◆ Exercise brief: Exactly the lines from the line containing "Output the LaTeX" through the line containing "minimum width=173pt, minimum" are to be echoed, with both included and pictures left out.

◆ Records provided:
>> Begin

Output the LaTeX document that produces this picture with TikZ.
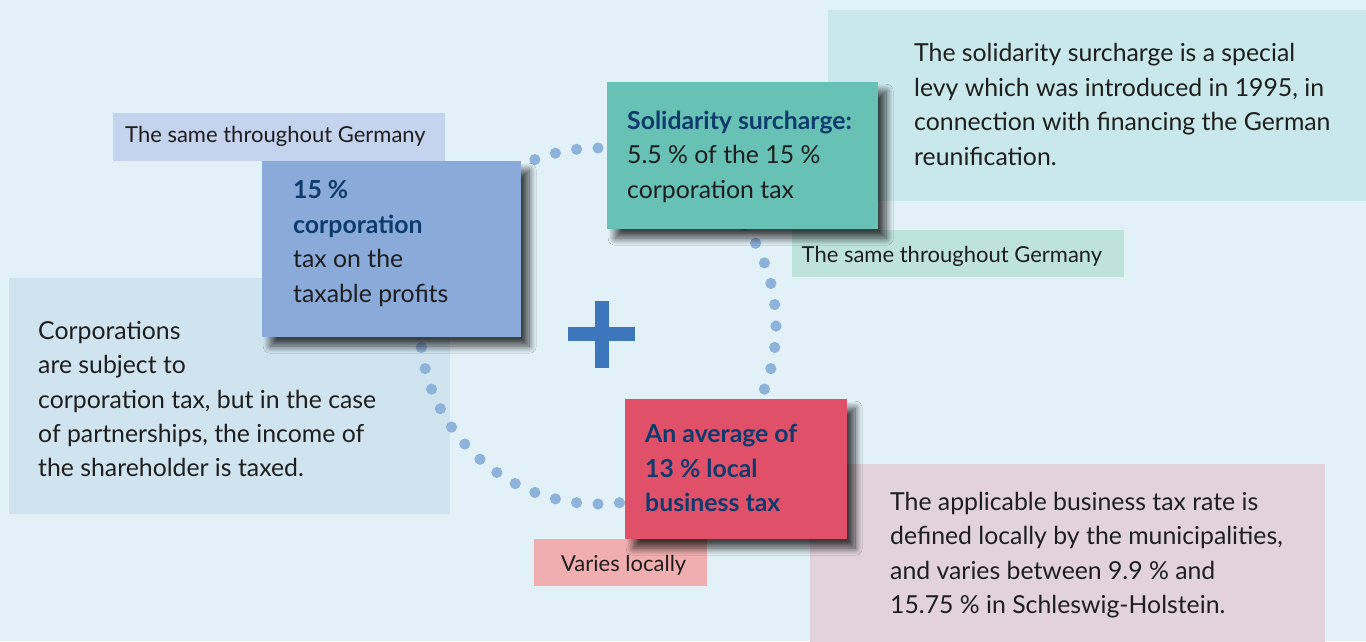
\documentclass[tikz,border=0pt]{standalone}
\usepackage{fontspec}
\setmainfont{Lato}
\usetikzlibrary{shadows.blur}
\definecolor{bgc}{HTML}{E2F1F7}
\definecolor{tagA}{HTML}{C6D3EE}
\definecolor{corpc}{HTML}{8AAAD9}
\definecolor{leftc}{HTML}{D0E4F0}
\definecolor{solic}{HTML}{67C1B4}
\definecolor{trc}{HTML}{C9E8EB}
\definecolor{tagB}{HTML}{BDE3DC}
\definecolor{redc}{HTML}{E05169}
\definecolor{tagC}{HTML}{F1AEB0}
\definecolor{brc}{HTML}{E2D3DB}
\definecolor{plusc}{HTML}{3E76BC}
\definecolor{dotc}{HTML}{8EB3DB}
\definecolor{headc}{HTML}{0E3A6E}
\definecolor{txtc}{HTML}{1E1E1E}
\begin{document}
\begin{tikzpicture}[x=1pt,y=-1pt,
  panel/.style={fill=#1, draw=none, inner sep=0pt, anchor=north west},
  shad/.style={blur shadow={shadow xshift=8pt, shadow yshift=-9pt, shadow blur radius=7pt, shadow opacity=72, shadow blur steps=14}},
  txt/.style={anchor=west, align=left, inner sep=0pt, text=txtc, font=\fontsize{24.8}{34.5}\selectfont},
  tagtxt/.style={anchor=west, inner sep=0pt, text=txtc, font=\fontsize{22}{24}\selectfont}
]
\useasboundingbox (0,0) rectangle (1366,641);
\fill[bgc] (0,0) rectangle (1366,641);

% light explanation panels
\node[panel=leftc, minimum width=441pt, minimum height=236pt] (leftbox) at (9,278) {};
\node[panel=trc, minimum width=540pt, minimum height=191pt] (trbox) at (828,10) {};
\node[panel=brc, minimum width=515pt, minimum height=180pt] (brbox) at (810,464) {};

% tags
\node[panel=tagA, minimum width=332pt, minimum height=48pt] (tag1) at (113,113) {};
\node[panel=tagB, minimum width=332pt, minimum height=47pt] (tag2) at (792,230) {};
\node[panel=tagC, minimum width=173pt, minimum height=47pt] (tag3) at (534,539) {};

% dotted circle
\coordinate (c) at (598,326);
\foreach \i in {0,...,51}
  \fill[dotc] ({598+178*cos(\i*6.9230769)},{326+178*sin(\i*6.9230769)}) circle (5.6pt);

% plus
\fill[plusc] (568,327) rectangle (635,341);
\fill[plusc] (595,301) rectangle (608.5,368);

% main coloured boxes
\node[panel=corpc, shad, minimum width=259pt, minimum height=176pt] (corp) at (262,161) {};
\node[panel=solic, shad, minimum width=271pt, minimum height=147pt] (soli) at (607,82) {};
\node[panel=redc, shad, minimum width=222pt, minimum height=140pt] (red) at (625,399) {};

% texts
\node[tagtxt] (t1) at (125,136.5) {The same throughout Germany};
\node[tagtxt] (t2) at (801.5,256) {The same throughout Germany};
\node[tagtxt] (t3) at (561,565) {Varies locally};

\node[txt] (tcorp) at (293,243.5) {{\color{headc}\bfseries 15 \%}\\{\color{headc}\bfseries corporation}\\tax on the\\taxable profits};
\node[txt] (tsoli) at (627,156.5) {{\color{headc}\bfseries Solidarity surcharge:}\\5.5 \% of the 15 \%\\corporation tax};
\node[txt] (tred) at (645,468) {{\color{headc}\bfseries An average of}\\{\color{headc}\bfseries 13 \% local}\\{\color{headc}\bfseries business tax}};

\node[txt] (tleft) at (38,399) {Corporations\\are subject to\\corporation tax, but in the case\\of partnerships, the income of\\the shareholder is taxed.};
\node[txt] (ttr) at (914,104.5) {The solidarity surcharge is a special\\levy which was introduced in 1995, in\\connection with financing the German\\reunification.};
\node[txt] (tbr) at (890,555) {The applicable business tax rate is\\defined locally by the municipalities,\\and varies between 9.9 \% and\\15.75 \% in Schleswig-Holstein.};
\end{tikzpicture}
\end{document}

>> End
>> Begin

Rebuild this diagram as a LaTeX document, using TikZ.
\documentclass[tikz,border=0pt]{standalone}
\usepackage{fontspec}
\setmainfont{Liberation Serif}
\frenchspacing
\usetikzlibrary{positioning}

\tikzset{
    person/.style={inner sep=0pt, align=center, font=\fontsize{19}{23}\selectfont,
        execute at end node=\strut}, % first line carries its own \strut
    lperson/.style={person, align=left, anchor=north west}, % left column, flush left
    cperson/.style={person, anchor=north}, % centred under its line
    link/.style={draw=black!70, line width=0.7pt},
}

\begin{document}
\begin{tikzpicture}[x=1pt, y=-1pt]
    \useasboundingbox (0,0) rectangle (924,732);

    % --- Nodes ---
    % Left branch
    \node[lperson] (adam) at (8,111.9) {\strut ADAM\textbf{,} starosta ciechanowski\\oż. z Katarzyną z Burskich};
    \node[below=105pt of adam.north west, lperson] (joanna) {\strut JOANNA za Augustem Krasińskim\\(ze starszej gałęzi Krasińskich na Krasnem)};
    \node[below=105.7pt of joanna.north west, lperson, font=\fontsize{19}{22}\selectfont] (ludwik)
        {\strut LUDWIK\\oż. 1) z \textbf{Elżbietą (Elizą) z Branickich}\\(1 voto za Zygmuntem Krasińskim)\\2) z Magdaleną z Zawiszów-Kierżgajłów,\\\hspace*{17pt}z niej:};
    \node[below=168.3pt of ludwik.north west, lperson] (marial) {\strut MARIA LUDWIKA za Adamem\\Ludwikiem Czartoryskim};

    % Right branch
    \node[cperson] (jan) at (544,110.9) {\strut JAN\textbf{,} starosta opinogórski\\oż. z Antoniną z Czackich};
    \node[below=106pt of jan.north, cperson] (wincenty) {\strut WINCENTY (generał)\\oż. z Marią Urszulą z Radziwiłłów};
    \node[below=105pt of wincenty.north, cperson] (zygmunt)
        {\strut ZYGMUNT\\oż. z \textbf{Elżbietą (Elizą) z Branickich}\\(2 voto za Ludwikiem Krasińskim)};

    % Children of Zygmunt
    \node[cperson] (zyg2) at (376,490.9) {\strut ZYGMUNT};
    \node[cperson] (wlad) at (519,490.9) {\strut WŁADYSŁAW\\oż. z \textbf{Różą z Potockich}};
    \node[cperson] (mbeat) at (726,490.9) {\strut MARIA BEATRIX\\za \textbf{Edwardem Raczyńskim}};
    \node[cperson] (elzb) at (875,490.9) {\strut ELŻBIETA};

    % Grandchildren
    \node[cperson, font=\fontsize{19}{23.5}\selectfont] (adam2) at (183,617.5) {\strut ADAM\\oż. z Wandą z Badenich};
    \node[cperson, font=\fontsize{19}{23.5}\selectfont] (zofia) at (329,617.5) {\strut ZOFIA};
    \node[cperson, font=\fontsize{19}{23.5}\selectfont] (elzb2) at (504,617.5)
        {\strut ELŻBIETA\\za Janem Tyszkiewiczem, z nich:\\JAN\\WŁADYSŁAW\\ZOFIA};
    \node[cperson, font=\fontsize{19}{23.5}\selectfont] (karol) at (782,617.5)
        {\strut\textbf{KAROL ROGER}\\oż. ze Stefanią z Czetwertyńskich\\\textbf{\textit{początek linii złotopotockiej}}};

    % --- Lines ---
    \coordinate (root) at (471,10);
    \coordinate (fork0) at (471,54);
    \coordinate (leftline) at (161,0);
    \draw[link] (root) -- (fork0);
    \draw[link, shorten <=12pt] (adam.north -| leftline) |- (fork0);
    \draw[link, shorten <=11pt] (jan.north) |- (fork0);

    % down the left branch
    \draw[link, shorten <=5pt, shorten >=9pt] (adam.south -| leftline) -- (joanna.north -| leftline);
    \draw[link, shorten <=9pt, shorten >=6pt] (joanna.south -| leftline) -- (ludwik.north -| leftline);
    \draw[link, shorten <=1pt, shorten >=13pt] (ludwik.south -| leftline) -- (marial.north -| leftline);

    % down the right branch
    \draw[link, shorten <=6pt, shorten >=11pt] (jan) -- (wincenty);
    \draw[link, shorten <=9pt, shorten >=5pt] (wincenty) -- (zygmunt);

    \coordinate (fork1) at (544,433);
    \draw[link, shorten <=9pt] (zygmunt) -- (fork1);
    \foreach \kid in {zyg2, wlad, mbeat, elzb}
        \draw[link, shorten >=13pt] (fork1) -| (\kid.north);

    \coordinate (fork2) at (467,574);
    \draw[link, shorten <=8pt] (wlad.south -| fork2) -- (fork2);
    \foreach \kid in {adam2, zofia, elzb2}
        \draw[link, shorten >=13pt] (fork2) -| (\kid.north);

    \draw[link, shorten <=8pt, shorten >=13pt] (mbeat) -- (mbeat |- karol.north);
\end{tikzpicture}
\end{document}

>> End

◆ Complete output:
Output the LaTeX document that produces this picture with TikZ.
\documentclass[tikz,border=0pt]{standalone}
\usepackage{fontspec}
\setmainfont{Lato}
\usetikzlibrary{shadows.blur}
\definecolor{bgc}{HTML}{E2F1F7}
\definecolor{tagA}{HTML}{C6D3EE}
\definecolor{corpc}{HTML}{8AAAD9}
\definecolor{leftc}{HTML}{D0E4F0}
\definecolor{solic}{HTML}{67C1B4}
\definecolor{trc}{HTML}{C9E8EB}
\definecolor{tagB}{HTML}{BDE3DC}
\definecolor{redc}{HTML}{E05169}
\definecolor{tagC}{HTML}{F1AEB0}
\definecolor{brc}{HTML}{E2D3DB}
\definecolor{plusc}{HTML}{3E76BC}
\definecolor{dotc}{HTML}{8EB3DB}
\definecolor{headc}{HTML}{0E3A6E}
\definecolor{txtc}{HTML}{1E1E1E}
\begin{document}
\begin{tikzpicture}[x=1pt,y=-1pt,
  panel/.style={fill=#1, draw=none, inner sep=0pt, anchor=north west},
  shad/.style={blur shadow={shadow xshift=8pt, shadow yshift=-9pt, shadow blur radius=7pt, shadow opacity=72, shadow blur steps=14}},
  txt/.style={anchor=west, align=left, inner sep=0pt, text=txtc, font=\fontsize{24.8}{34.5}\selectfont},
  tagtxt/.style={anchor=west, inner sep=0pt, text=txtc, font=\fontsize{22}{24}\selectfont}
]
\useasboundingbox (0,0) rectangle (1366,641);
\fill[bgc] (0,0) rectangle (1366,641);

% light explanation panels
\node[panel=leftc, minimum width=441pt, minimum height=236pt] (leftbox) at (9,278) {};
\node[panel=trc, minimum width=540pt, minimum height=191pt] (trbox) at (828,10) {};
\node[panel=brc, minimum width=515pt, minimum height=180pt] (brbox) at (810,464) {};

% tags
\node[panel=tagA, minimum width=332pt, minimum height=48pt] (tag1) at (113,113) {};
\node[panel=tagB, minimum width=332pt, minimum height=47pt] (tag2) at (792,230) {};
\node[panel=tagC, minimum width=173pt, minimum height=47pt] (tag3) at (534,539) {};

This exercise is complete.